Олег любил, когда она печёт. Крутился около, пробовал сырое тесто, как маленький. Не отнимешь, съест половину. Особенно любил бисквитное.
Руки отвыкли делать домашнюю работу — Нина медленно замешивала тесто.
Олег любил ей помогать.
Сейчас он войдёт, скажет: «Не отвлекайся, я помою посуду, а ты поспеши, очень хочется твоего торта!»
Олег был рядом шестнадцать лет.
— Воробьёва я, понимаете? Все вылечиваются, а меня не берёт лечение, нет. Долго я не могла догадаться почему, вчера сын сказал. К вам пришла за помощью. Вы мать, я мать.

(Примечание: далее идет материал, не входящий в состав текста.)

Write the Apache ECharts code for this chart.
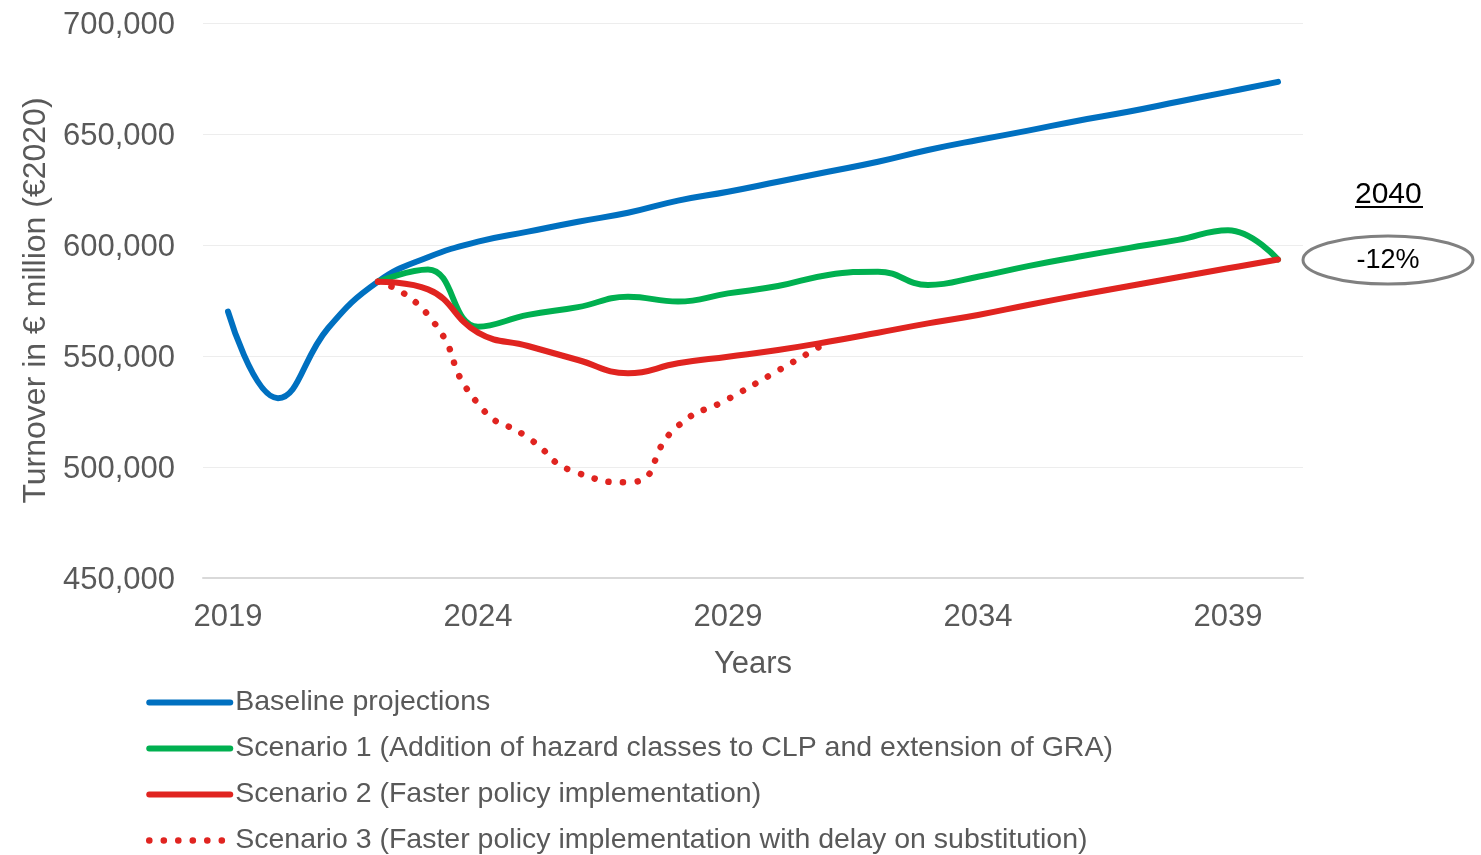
<!DOCTYPE html>
<html>
<head>
<meta charset="utf-8">
<script src="https://cdn.jsdelivr.net/npm/echarts@6/dist/echarts.min.js"></script>
<style>
  html, body { margin: 0; padding: 0; background: #ffffff; }
  #chart { width: 1481px; height: 855px; }
</style>
</head>
<body>
<div id="chart"></div>
<script>
const years = ['2019','2020','2021','2022','2023','2024','2025','2026','2027','2028','2029','2030','2031','2032','2033','2034','2035','2036','2037','2038','2039','2040'];
const baseline = [570000, 531000, 562500, 583500, 594500, 601500, 606000, 610500, 614500, 620000, 624000, 628500, 633000, 637500, 642800, 647300, 651500, 656000, 660000, 664500, 669000, 673500];
const scenario1 = [null, null, null, 583500, 589000, 563200, 568500, 572000, 576700, 574500, 578200, 581500, 586500, 588000, 582000, 585700, 590500, 594700, 598600, 602300, 606700, 593500];
const scenario2 = [null, null, null, 583500, 580000, 560500, 554500, 548200, 542200, 546700, 549700, 552700, 556400, 560500, 564700, 568500, 573000, 577300, 581400, 585500, 589500, 593500];
const scenario3 = [null, null, null, 583500, 568500, 528500, 513200, 497300, 493100, 518500, 530600, 543400, 556400, null, null, null, null, null, null, null, null, null];
const seriesNames = [
  'Baseline projections',
  'Scenario 1 (Addition of hazard classes to CLP and extension of GRA)',
  'Scenario 2 (Faster policy implementation)',
  'Scenario 3 (Faster policy implementation with delay on substitution)'
];
const seriesColors = ['#0070C0', '#00B050', '#E02420', '#E02420'];
const seriesDotted = [false, false, false, true];
const yTicks = { min: 450000, max: 700000, step: 50000 };
const annotationYear = '2040';
const annotationChange = '-12%';

const FONT = 'Liberation Sans, Arial, sans-serif';
const GREY = '#595959';
const DOT_DASH = [0.1, 14.4];

const chart = echarts.init(document.getElementById('chart'), null, { renderer: 'canvas' });

function lineSeries(i, data) {
  return {
    name: seriesNames[i],
    type: 'line',
    data: data,
    smooth: seriesDotted[i] ? 0.6 : 0.45,
    symbol: 'none',
    showSymbol: false,
    lineStyle: {
      color: seriesColors[i],
      width: seriesDotted[i] ? 6.5 : 6,
      cap: 'round',
      join: 'round',
      type: seriesDotted[i] ? DOT_DASH : 'solid'
    },
    itemStyle: { color: seriesColors[i] },
    emphasis: { disabled: true }
  };
}

const legendData = seriesNames.map(function (n, i) {
  return {
    name: n,
    itemStyle: { color: 'rgba(0,0,0,0)', borderColor: 'rgba(0,0,0,0)', borderWidth: 0, opacity: 0 },
    lineStyle: {
      color: seriesColors[i],
      width: seriesDotted[i] ? 6.5 : 6,
      cap: 'round',
      type: seriesDotted[i] ? DOT_DASH : 'solid'
    }
  };
});

chart.setOption({
  animation: false,
  backgroundColor: '#ffffff',
  textStyle: { fontFamily: FONT },
  grid: { left: 203, right: 178, top: 23, bottom: 277, containLabel: false },
  legend: {
    orient: 'vertical',
    left: 146,
    top: 688,
    width: 1200,
    height: 200,
    padding: 0,
    itemWidth: 81,
    itemHeight: 6,
    itemGap: 17,
    data: legendData,
    textStyle: { color: GREY, fontSize: 28.5, fontFamily: FONT, lineHeight: 28 }
  },
  xAxis: {
    type: 'category',
    data: years,
    boundaryGap: true,
    name: 'Years',
    nameLocation: 'middle',
    nameGap: 71,
    nameTextStyle: { color: GREY, fontSize: 31, fontFamily: FONT },
    axisLine: { show: true, lineStyle: { color: '#d9d9d9', width: 2 } },
    axisTick: { show: false },
    axisLabel: { interval: 4, color: GREY, fontSize: 31, fontFamily: FONT, margin: 24 },
    splitLine: { show: false }
  },
  yAxis: {
    type: 'value',
    min: yTicks.min,
    max: yTicks.max,
    interval: yTicks.step,
    name: 'Turnover in € million (€2020)',
    nameLocation: 'middle',
    nameRotate: 90,
    nameGap: 150,
    nameTextStyle: { color: GREY, fontSize: 32, fontFamily: FONT },
    axisLine: { show: false },
    axisTick: { show: false },
    axisLabel: {
      margin: 28,
      formatter: function (v) { return '{a|' + v.toLocaleString('en-US') + '}'; },
      rich: { a: { color: GREY, fontSize: 31, fontFamily: FONT, padding: [4, 0, 0, 0] } }
    },
    splitLine: { show: true, lineStyle: { color: '#ededed', width: 1 } }
  },
  series: [
    lineSeries(0, baseline),
    lineSeries(1, scenario1),
    lineSeries(2, scenario2),
    lineSeries(3, scenario3)
  ],
  graphic: [
    {
      type: 'text',
      left: 1355, top: 180,
      style: { text: annotationYear, fill: '#000000', fontSize: 30, fontFamily: FONT }
    },
    {
      type: 'line',
      shape: { x1: 1355, y1: 207, x2: 1423, y2: 207 },
      style: { stroke: '#000000', lineWidth: 2 }
    },
    {
      type: 'ellipse',
      shape: { cx: 1388, cy: 260, rx: 85, ry: 24 },
      style: { stroke: '#808080', lineWidth: 3, fill: 'rgba(0,0,0,0)' }
    },
    {
      type: 'text',
      x: 1388, y: 261,
      style: { text: annotationChange, fill: '#000000', fontSize: 27, fontFamily: FONT, align: 'center', verticalAlign: 'middle' }
    }
  ]
});
</script>
</body>
</html>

Нина покосилась на Александру Филипповну: та сидела неестественно прямо, незнакомым, сухим взглядом смотрела мимо старушки.
— Сеня, мой сын, сказал, ваш сын проклял его, — свистящим, рваным шёпотом сказала старушка. Её слова повисли в воздухе вместе с мучной пылью. — Не знаю уж, что ваш сказал моему, только с того момента Сенечка стал худеть, желтеть, а теперь и вовсе умирает.

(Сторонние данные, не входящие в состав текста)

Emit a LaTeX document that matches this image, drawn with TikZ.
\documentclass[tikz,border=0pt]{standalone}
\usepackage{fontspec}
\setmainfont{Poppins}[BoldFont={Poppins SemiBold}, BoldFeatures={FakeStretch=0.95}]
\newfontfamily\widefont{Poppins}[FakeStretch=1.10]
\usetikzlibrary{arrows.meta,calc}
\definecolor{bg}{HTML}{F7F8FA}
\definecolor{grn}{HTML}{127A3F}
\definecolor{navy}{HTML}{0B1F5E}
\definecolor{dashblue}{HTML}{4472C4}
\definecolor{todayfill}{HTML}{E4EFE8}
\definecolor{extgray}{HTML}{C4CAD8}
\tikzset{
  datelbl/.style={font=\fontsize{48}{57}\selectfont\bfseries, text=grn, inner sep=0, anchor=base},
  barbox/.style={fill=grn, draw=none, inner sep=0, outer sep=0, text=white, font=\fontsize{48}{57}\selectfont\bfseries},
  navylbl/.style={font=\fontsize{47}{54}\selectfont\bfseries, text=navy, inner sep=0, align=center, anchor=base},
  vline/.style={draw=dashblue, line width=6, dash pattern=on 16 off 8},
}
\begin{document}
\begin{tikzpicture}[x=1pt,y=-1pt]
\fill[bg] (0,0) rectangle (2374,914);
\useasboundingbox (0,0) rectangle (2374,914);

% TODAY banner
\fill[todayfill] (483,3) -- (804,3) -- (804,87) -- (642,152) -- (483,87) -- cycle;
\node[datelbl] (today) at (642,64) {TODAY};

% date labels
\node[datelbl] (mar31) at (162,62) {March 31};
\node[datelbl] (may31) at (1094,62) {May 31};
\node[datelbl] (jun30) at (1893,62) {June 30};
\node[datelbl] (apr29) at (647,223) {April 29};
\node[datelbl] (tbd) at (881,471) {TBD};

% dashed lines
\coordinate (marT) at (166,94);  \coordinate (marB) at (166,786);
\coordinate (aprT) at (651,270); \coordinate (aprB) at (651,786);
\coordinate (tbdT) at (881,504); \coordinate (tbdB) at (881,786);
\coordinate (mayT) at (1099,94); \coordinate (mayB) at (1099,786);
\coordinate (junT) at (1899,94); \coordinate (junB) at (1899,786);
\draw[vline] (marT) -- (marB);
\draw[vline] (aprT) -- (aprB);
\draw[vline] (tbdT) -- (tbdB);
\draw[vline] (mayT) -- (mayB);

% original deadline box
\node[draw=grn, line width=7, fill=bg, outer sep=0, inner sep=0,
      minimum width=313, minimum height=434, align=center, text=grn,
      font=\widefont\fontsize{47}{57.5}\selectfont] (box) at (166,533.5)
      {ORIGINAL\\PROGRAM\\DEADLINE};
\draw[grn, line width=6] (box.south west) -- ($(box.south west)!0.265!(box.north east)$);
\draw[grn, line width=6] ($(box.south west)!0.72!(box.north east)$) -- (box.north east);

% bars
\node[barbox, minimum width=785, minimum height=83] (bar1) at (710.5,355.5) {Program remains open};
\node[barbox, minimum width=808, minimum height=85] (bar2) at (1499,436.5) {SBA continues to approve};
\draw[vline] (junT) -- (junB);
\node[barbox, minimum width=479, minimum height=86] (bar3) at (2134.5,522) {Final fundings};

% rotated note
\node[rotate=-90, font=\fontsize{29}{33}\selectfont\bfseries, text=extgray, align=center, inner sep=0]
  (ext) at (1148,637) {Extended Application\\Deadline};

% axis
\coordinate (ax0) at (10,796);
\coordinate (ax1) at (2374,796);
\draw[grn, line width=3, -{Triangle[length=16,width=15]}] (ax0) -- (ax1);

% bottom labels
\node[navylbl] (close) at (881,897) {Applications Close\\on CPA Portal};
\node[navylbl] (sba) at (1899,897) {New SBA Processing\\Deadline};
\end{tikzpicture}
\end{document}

Проклял? Можно ударить, убить, но как это — проклясть? Что же, сила врача бывает не только добрая, спасающая, несущая успокоение?! Слово «проклял» странным образом соединилось с радостью врача, когда он обнаружил в ней тяжёлую, а может быть, и вовсе неизлечимую болезнь. Выработать в себе отношение к этому открытию тёмной силы во враче Нина не умела.
— Мой сын — в больнице. Вчера сразу от вас я пошла навестить его. Понесла ему клубнички. Больше всех ягод он любит клубничку. Я её и помыла, и присыпала сахаром, взяла его любимую ложку. — Старушка помолчала, сильнее, чем обычно, тряслась у неё голова. — А меня внизу встречает медсестра, говорит: «Совсем плох!» Я еле взобралась на третий этаж. Он даже не побрился. А всегда такой аккуратный. С детства аккуратный. Мы жили трудно: война, голод, нет самого необходимого. Сенечка ни за что не наденет грязную рубашку. Кроватку как аккуратно убирал! — Старушка заплакала. — Совсем погибает мой Сенечка, не ест, не пьёт. Он с детства очень боялся слова. Помню, в войну кто-то сказал ему от зависти, что не вермишель в нашей кастрюле, а черви, так Сенечка и в самом деле увидел червей и есть не стал.